_YOUR INSTRUCTIONS:_ Where a line of the material contains the string "this", copy that line.

_DATA SHOWN:_
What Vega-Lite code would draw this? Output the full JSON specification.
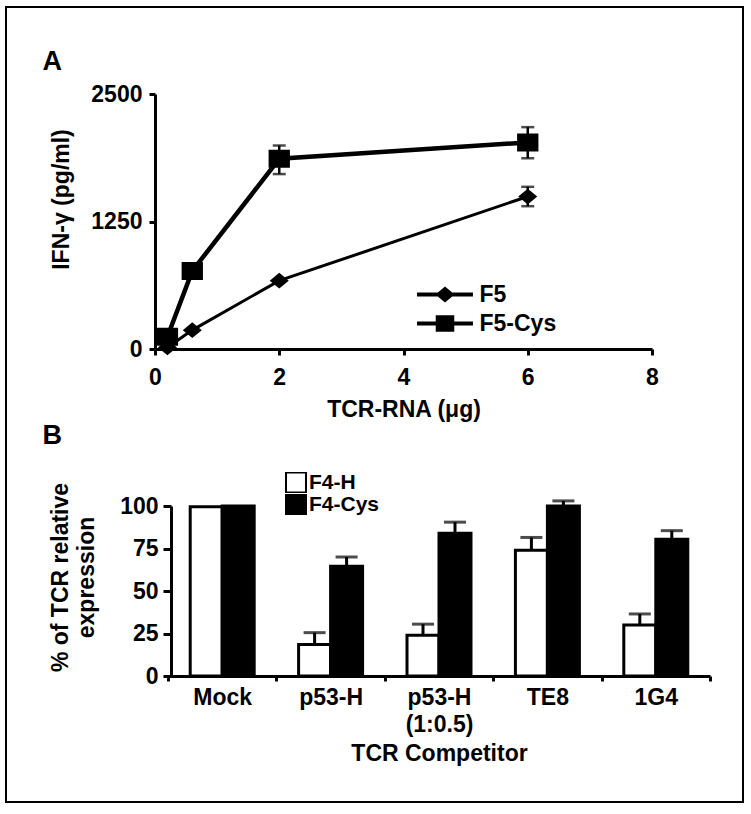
{
  "$schema": "https://vega.github.io/schema/vega-lite/v6.json",
  "width": 737,
  "height": 795,
  "autosize": {"type": "none"},
  "padding": {"left": 6, "top": 7, "right": 8, "bottom": 12},
  "background": "white",
  "datasets": {
    "ifn": [
      {"series": "F5", "dose": 0.2, "ifn": 15},
      {"series": "F5", "dose": 0.6, "ifn": 185},
      {"series": "F5", "dose": 2, "ifn": 670},
      {"series": "F5", "dose": 6, "ifn": 1495, "lo": 1400, "hi": 1590},
      {"series": "F5-Cys", "dose": 0.2, "ifn": 120},
      {"series": "F5-Cys", "dose": 0.6, "ifn": 765},
      {"series": "F5-Cys", "dose": 2, "ifn": 1865, "lo": 1715, "hi": 1995},
      {"series": "F5-Cys", "dose": 6, "ifn": 2025, "lo": 1870, "hi": 2175}
    ],
    "tcr": [
      {"comp": "Mock", "series": "F4-H", "val": 99.5},
      {"comp": "Mock", "series": "F4-Cys", "val": 100},
      {"comp": "p53-H", "series": "F4-H", "val": 18.5, "hi": 25.5},
      {"comp": "p53-H", "series": "F4-Cys", "val": 64.5, "hi": 70},
      {"comp": "p53-H (1:0.5)", "series": "F4-H", "val": 24, "hi": 30.5},
      {"comp": "p53-H (1:0.5)", "series": "F4-Cys", "val": 84, "hi": 90.5},
      {"comp": "TE8", "series": "F4-H", "val": 74, "hi": 81.5},
      {"comp": "TE8", "series": "F4-Cys", "val": 100, "hi": 103},
      {"comp": "1G4", "series": "F4-H", "val": 30, "hi": 36.5},
      {"comp": "1G4", "series": "F4-Cys", "val": 80.5, "hi": 85.5}
    ]
  },
  "config": {
    "view": {"stroke": "black", "strokeWidth": 2},
    "font": "Liberation Sans",
    "axis": {
      "grid": false,
      "domainColor": "black", "domainWidth": 3,
      "tickColor": "black", "tickWidth": 3,
      "labelColor": "black", "labelFont": "Liberation Sans", "labelFontSize": 23, "labelFontWeight": "bold",
      "titleColor": "black", "titleFont": "Liberation Sans", "titleFontSize": 23, "titleFontWeight": "bold",
      "labelFlush": false, "labelOverlap": false
    },
    "legend": {
      "labelColor": "black", "labelFont": "Liberation Sans", "labelFontSize": 23, "labelFontWeight": "bold",
      "padding": 0
    }
  },
  "resolve": {"scale": {"x": "independent", "y": "independent"}},
  "layer": [
    {
      "data": {"name": "ifn"},
      "resolve": {"scale": {"y": "independent"}},
      "layer": [
        {
          "layer": [
            {
              "mark": {"type": "line", "color": "black"},
              "encoding": {
                "x": {
                  "field": "dose", "type": "quantitative",
                  "scale": {"domain": [0, 8], "range": [149, 646], "nice": false, "zero": false},
                  "axis": {"orient": "bottom", "offset": -453, "values": [0, 2, 4, 6, 8], "format": "d", "tickSize": 6, "labelPadding": 11, "title": "TCR-RNA (μg)", "titlePadding": 9}
                },
                "y": {
                  "field": "ifn", "type": "quantitative",
                  "scale": {"domain": [0, 2500], "range": [342, 87], "nice": false},
                  "axis": {"orient": "left", "offset": -149, "values": [0, 1250, 2500], "format": "d", "tickSize": 6, "labelPadding": 7, "title": "IFN-γ (pg/ml)", "titlePadding": 17, "titleY": 192}
                },
                "strokeWidth": {
                  "field": "series", "type": "nominal",
                  "scale": {"type": "ordinal", "range": [3, 4.5]},
                  "legend": null
                }
              }
            },
            {
              "mark": {"type": "point", "filled": true, "color": "black", "strokeWidth": 4, "strokeOpacity": 0, "opacity": 1, "size": 1076},
              "encoding": {
                "x": {"field": "dose", "type": "quantitative"},
                "y": {"field": "ifn", "type": "quantitative"},
                "shape": {
                  "field": "series", "type": "nominal",
                  "scale": {"domain": ["F5", "F5-Cys"], "range": ["M-2.5,0H2.5M-0.58,0L0,-0.48L0.58,0L0,0.48Z", "M-2.5,0H2.5M-0.65,-0.55H0.65V0.55H-0.65Z"]},
                  "legend": {
                    "orient": "none", "legendX": 425.5, "legendY": 274, "title": null,
                    "symbolSize": 500, "symbolStrokeWidth": 4, "symbolStrokeColor": "black", "symbolFillColor": "black",
                    "labelOffset": 21, "rowPadding": 1
                  }
                },
                "stroke": {
                  "field": "series", "type": "nominal",
                  "scale": {"domain": ["F5", "F5-Cys"], "range": ["black", "black"]},
                  "legend": {
                    "orient": "none", "legendX": 425.5, "legendY": 274, "title": null,
                    "symbolSize": 500, "symbolStrokeWidth": 4, "symbolStrokeColor": "black", "symbolFillColor": "black",
                    "labelOffset": 21, "rowPadding": 1
                  }
                }
              }
            }
          ]
        },
        {
          "transform": [{"filter": "isValid(datum.hi)"}],
          "layer": [
            {
              "mark": {"type": "rule", "color": "black", "strokeWidth": 2.5},
              "encoding": {
                "x": {"field": "dose", "type": "quantitative"},
                "y": {
                  "field": "lo", "type": "quantitative",
                  "scale": {"domain": [0, 2500], "range": [342, 87], "nice": false},
                  "axis": {"orient": "left", "offset": 0, "domain": false, "ticks": false, "labels": false, "title": "A", "titleX": 36, "titleY": 62, "titleAngle": 0, "titleAlign": "left", "titleBaseline": "alphabetic", "titleFontSize": 27}
                },
                "y2": {"field": "hi"}
              }
            },
            {
              "mark": {"type": "tick", "orient": "horizontal", "color": "black", "size": 13, "thickness": 2.5},
              "encoding": {
                "x": {"field": "dose", "type": "quantitative"},
                "y": {"field": "hi", "type": "quantitative"}
              }
            },
            {
              "mark": {"type": "tick", "orient": "horizontal", "color": "black", "size": 13, "thickness": 2.5},
              "encoding": {
                "x": {"field": "dose", "type": "quantitative"},
                "y": {"field": "lo", "type": "quantitative"}
              }
            }
          ]
        }
      ]
    },
    {
      "data": {"name": "tcr"},
      "resolve": {"scale": {"y": "independent"}},
      "layer": [
        {
          "mark": {"type": "bar", "stroke": "black", "strokeWidth": 3},
          "encoding": {
            "x": {
              "field": "comp", "type": "nominal",
              "scale": {"domain": ["Mock", "p53-H", "p53-H (1:0.5)", "TE8", "1G4"], "range": [162, 704], "paddingInner": 0, "paddingOuter": 0},
              "axis": {"orient": "bottom", "offset": -126, "tickBand": "extent", "tickSize": 5, "labelPadding": 5, "labelAngle": 0, "labelLineHeight": 27,
                       "labelExpr": "datum.value === 'p53-H (1:0.5)' ? ['p53-H', '(1:0.5)'] : datum.value",
                       "title": "TCR Competitor", "titlePadding": 6}
            },
            "xOffset": {
              "field": "series", "type": "nominal",
              "scale": {"domain": ["F4-H", "F4-Cys"], "range": [0, 108.4], "paddingInner": 0, "paddingOuter": 0.694}
            },
            "y": {
              "field": "val", "type": "quantitative",
              "scale": {"domain": [0, 100], "range": [669, 499], "nice": false},
              "axis": {"orient": "left", "offset": -165, "values": [0, 25, 50, 75, 100], "tickSize": 8, "labelPadding": 5,
                       "title": ["% of TCR relative", "expression"], "titleLineHeight": 26, "titlePadding": 21, "titleY": 570}
            },
            "fill": {
              "field": "series", "type": "nominal",
              "scale": {"domain": ["F4-H", "F4-Cys"], "range": ["white", "black"]},
              "legend": {
                "orient": "none", "legendX": 279, "legendY": 465, "title": null,
                "symbolType": "square", "symbolSize": 400, "labelOffset": 2, "rowPadding": 0, "clipHeight": 21,
                "labelFontSize": 21,
                "symbolStrokeColor": "black", "symbolStrokeWidth": 2
              }
            }
          }
        },
        {
          "transform": [{"filter": "isValid(datum.hi)"}],
          "layer": [
            {
              "mark": {"type": "rule", "color": "black", "strokeWidth": 3},
              "encoding": {
                "x": {"field": "comp", "type": "nominal"},
                "xOffset": {"field": "series", "type": "nominal"},
                "y": {
                  "field": "val", "type": "quantitative",
                  "scale": {"domain": [0, 100], "range": [669, 499], "nice": false},
                  "axis": {"orient": "left", "offset": 0, "domain": false, "ticks": false, "labels": false, "title": "B", "titleX": 36, "titleY": 436, "titleAngle": 0, "titleAlign": "left", "titleBaseline": "alphabetic", "titleFontSize": 27}
                },
                "y2": {"field": "hi"}
              }
            },
            {
              "mark": {"type": "tick", "orient": "horizontal", "color": "black", "size": 22, "thickness": 3},
              "encoding": {
                "x": {"field": "comp", "type": "nominal"},
                "xOffset": {"field": "series", "type": "nominal"},
                "y": {"field": "hi", "type": "quantitative"}
              }
            }
          ]
        }
      ]
    }
  ]
}
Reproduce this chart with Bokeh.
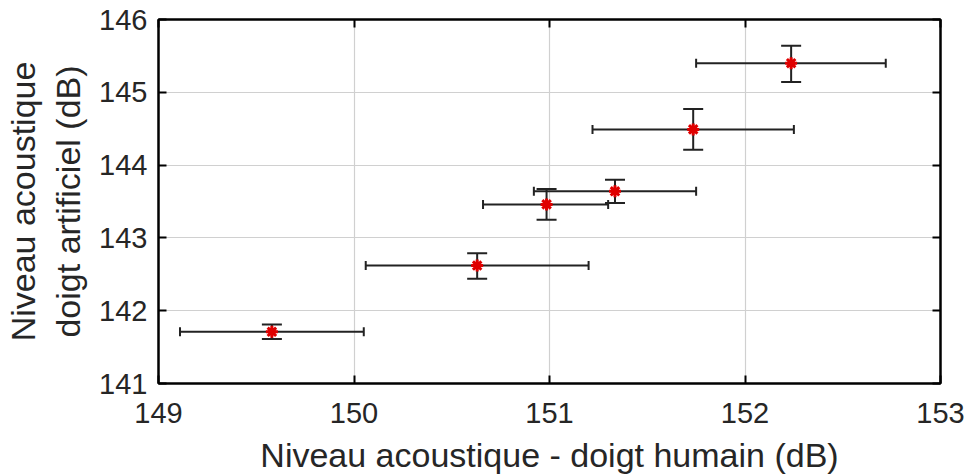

_THE COMPLETED TASK:_
What Vega-Lite code would draw this? Output the full JSON specification.
Reproduce this chart with Bokeh.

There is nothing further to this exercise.